In olden times, we didn't video much--the technology wasn't available, beyond 8 mm movie cameras or big clunky video cameras which took 2 men and a boy to lift. But memories can be indelible. Here's a night approach I made into old Denver Stapleton, probably in 1983 or so. I'll try to describe it so that you can "see" it with your mind--much like the old "theater of the mind" radio shows like Dragnet, The Green Hornet, and The Shadow (man, does all that date me!).
I was flying a friend's over-equipped Mooney 231 from Laramie to Denver to pick him up. It had been raining off and on most of the day--a warmish rain for winter time. The cloud deck at Laramie started at about 800' AGL. Before I climbed into the soup, since it was winter, I turned on the pitot heat and hot prop, and periodically I turned on the ice-light to look at the leading edges. But no ice was forming. The temp was just warm enough that the airplane was getting wet, but not iced.
The flight down to the Denver area was uneventful, except that I couldn't see the lights of Fort Collins, Longmont, or even Denver--the clouds were so full of moisture. Denver Approach offered me vectors to final for the north-south runway (not sure of its numbers now), but I asked for the full approach, in order to have time to set up for it. Approach reminded me that it would take longer that way, but I said that's what I wanted to do.
Incidentally, this airplane was fully equipped and capable of coupled approaches. Not only did it have the latest King flight director/autopilot, but it had color radar, radar altimeter, everything you could imagine could be stuffed into a Mooney panel--even a "Flite Phone". But I was hand-flying it, not trusting the autopilot to do its thing.
The route of flight took me south directly over downtown Denver, but none of the city lights showed through the muck. It was truly like flying inside a black hole. As I crossed the IAF and started into the procedure turn, I slowed to 110 knots, which was my usual approach speed.

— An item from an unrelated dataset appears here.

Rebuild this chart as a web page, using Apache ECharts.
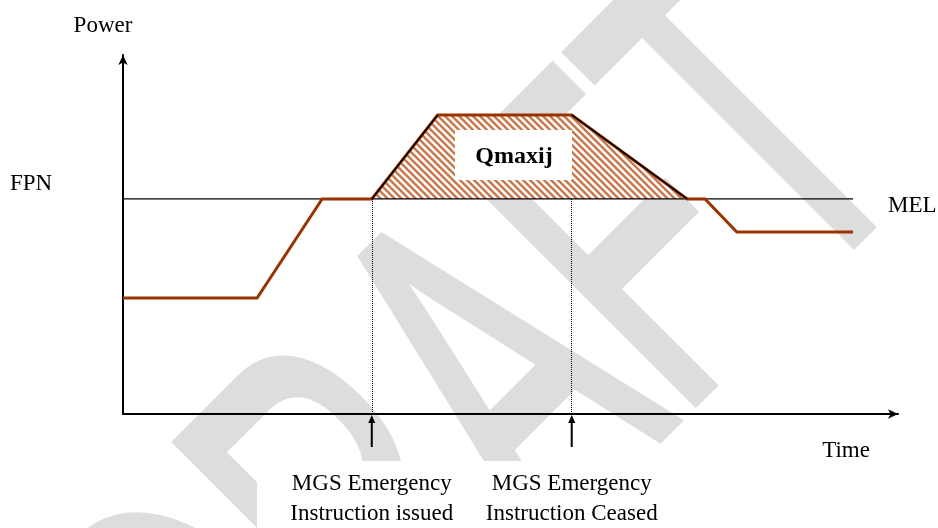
<!DOCTYPE html>
<html>
<head>
<meta charset="utf-8">
<script src="https://cdn.jsdelivr.net/npm/echarts@6/dist/echarts.min.js"></script>
<style>
  html, body { margin: 0; padding: 0; background: #fff; }
  #main { width: 938px; height: 528px; }
</style>
</head>
<body>
<div id="main"></div>
<script>
// profile of the unit output (time units, power units)
var times = [0, 17.3, 25.7, 32.1, 40.6, 57.9, 72.8, 75.1, 79.2, 94.2];
var power = [32.3, 32.3, 59.9, 59.9, 83.3, 83.3, 59.9, 59.9, 50.7, 50.7];
var melLevel = 59.9;
var melEnd = 94.2;
var issuedAt = 32.1;   // MGS emergency instruction issued
var ceasedAt = 57.9;   // MGS emergency instruction ceased
var qStart = 3, qEnd = 6; // indices of the Qmaxij excursion in the profile

var serif = '"Liberation Serif", "DejaVu Serif", serif';
var brown = '#993300';

(function(){
  var chart = echarts.init(document.getElementById('main'));

  // hatch tile for the Qmaxij area
  var tile = document.createElement('canvas');
  tile.width = 7; tile.height = 7;
  var ctx = tile.getContext('2d');
  ctx.fillStyle = '#ffffff';
  ctx.fillRect(0, 0, 7, 7);
  ctx.strokeStyle = '#c8784a';
  ctx.lineWidth = 2.5;
  for (var k = -7; k <= 7; k += 7) {
    ctx.beginPath();
    ctx.moveTo(k - 1, -1);
    ctx.lineTo(k + 8, 8);
    ctx.stroke();
  }

  var profile = times.map(function (t, i) { return [t, power[i]]; });
  var excursion = profile.slice(qStart, qEnd + 1);

  var option = {
    animation: false,
    grid: { left: 123, right: 40, top: 55, bottom: 114 },
    xAxis: {
      type: 'value', min: 0, max: 100,
      axisLine: { show: true, symbol: ['none', 'arrow'], symbolSize: [7, 10],
        lineStyle: { color: '#000', width: 2 } },
      axisTick: { show: false }, axisLabel: { show: false }, splitLine: { show: false }
    },
    yAxis: {
      type: 'value', min: 0, max: 100,
      axisLine: { show: true, symbol: ['none', 'arrow'], symbolSize: [7, 10],
        lineStyle: { color: '#000', width: 2 } },
      axisTick: { show: false }, axisLabel: { show: false }, splitLine: { show: false }
    },
    series: [
      {
        name: 'Qmaxij', type: 'line', z: 2, data: excursion,
        symbol: 'none', lineStyle: { width: 0 },
        areaStyle: { origin: melLevel, opacity: 1, color: { image: tile, repeat: 'repeat' } }
      },
      {
        name: 'MEL', type: 'line', z: 3, data: [[0, melLevel], [melEnd, melLevel]],
        symbol: 'none', lineStyle: { color: '#000', width: 1.2 },
        markLine: {
          silent: true, symbol: 'none', label: { show: false },
          lineStyle: { color: '#000', width: 1, type: 'dotted' },
          data: [
            [{ coord: [issuedAt, 0] }, { coord: [issuedAt, melLevel] }],
            [{ coord: [ceasedAt, 0] }, { coord: [ceasedAt, melLevel] }]
          ]
        }
      },
      {
        name: 'Power', type: 'line', z: 4, data: profile,
        symbol: 'none', lineStyle: { color: brown, width: 3, join: 'miter' }
      },
      {
        name: 'rampUp', type: 'line', z: 5, data: profile.slice(qStart, qStart + 2),
        symbol: 'none', lineStyle: { color: '#000', width: 1.5 }
      },
      {
        name: 'rampDown', type: 'line', z: 5, data: profile.slice(qEnd - 1, qEnd + 1),
        symbol: 'none', lineStyle: { color: '#000', width: 1.5 }
      }
    ]
  };
  chart.setOption(option);

  var xIssued = chart.convertToPixel({ xAxisIndex: 0 }, issuedAt);
  var xCeased = chart.convertToPixel({ xAxisIndex: 0 }, ceasedAt);
  var yBase = chart.convertToPixel({ yAxisIndex: 0 }, 0);

  function arrowUp(x) {
    return [
      { type: 'line', z: 6, shape: { x1: x, y1: yBase + 33, x2: x, y2: yBase + 6 },
        style: { stroke: '#000', lineWidth: 2 } },
      { type: 'polygon', z: 6,
        shape: { points: [[x - 3.5, yBase + 9], [x + 3.5, yBase + 9], [x, yBase + 1]] },
        style: { fill: '#000' } }
    ];
  }

  var graphics = [
    // DRAFT watermark
    { type: 'text', z: -1, x: 158, y: 748, rotation: Math.PI / 4, scaleX: 0.58,
      style: { text: 'DRAFT', font: '490px "Liberation Sans"', fill: '#dddddd',
        stroke: '#dddddd', lineWidth: 10, lineJoin: 'round',
        textAlign: 'left', textVerticalAlign: 'middle' } },
    // white label boxes
    { type: 'rect', z: 1, shape: { x: 257, y: 461, width: 232, height: 67 }, style: { fill: '#fff' } },
    { type: 'rect', z: 1, shape: { x: 489, y: 461, width: 200, height: 67 }, style: { fill: '#fff' } },
    { type: 'rect', z: 7, shape: { x: 455, y: 130, width: 117, height: 50 }, style: { fill: '#fff' } },
    { type: 'text', z: 8, x: 514, y: 157,
      style: { text: 'Qmaxij', font: 'bold 24px ' + serif, fill: '#000', textAlign: 'center', textVerticalAlign: 'middle' } },
    { type: 'text', z: 8, x: 103, y: 26,
      style: { text: 'Power', font: '23px ' + serif, fill: '#000', textAlign: 'center', textVerticalAlign: 'middle' } },
    { type: 'text', z: 8, x: 10, y: 184,
      style: { text: 'FPN', font: '23px ' + serif, fill: '#000', textAlign: 'left', textVerticalAlign: 'middle' } },
    { type: 'text', z: 8, x: 888, y: 206,
      style: { text: 'MEL', font: '23px ' + serif, fill: '#000', textAlign: 'left', textVerticalAlign: 'middle' } },
    { type: 'text', z: 8, x: 846, y: 451,
      style: { text: 'Time', font: '23px ' + serif, fill: '#000', textAlign: 'center', textVerticalAlign: 'middle' } },
    { type: 'text', z: 8, x: xIssued, y: 469,
      style: { text: 'MGS Emergency\nInstruction issued', font: '23px ' + serif, lineHeight: 30,
        fill: '#000', textAlign: 'center', textVerticalAlign: 'top' } },
    { type: 'text', z: 8, x: xCeased, y: 469,
      style: { text: 'MGS Emergency\nInstruction Ceased', font: '23px ' + serif, lineHeight: 30,
        fill: '#000', textAlign: 'center', textVerticalAlign: 'top' } }
  ].concat(arrowUp(xIssued), arrowUp(xCeased));

  chart.setOption({ graphic: graphics });
})();
</script>
</body>
</html>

As I came out of the procedure turn and lined up on the localizer, I kept thinking to myself, "get ready to go missed". At the IAF, just as the glideslope centered and the outer marker lit up, I dropped the gear and the first notch of flaps and started sliding down the ILS. At 110 knots, the Mooney was as solid as a rock. Halfway down the approach, I did a final GUMPS check, flattened the prop, and watched as I came closer to the MDA. The radar altimeter came alive and its pointer moved closer and closer to the 200' minimum. At 50' above the MDA, 250' AGL, I started to push in the throttle to go missed.
Suddenly I broke into the relative clear just below the cloud deck. It was a sight to behold. The rabbit leading up to the approach end, the VASIs showing their red and white that proved I was on target, the centerline lights going off into the distance, the edge lights on either side of the wide runway--it was like that climactic scene from The High and the Mighty! Sploosh, I touched down gently on the wet runway.
As I taxied in the light rain, I felt that elation that comes from doing something right--a truly good nearly textbook approach. I walked into the Combs-Gates terminal to find my friend on the phone, trying to arrange a rental car--he was sure I wouldn't be able to get in.
The flight home was totally anti-climactic. It remained low IFR until about halfway home, the clouds started lifting, and by the time we got to Laramie, I didn't even have to shoot an approach.
I don't think that "picture" of seeing the lights as I broke out will ever leave my mind, it was so spectacular. In all these years, I have a lot of memories like that. I wish the technology existed that I could put those memories on video so I could share them with everyone. Such memories are truly why we fly.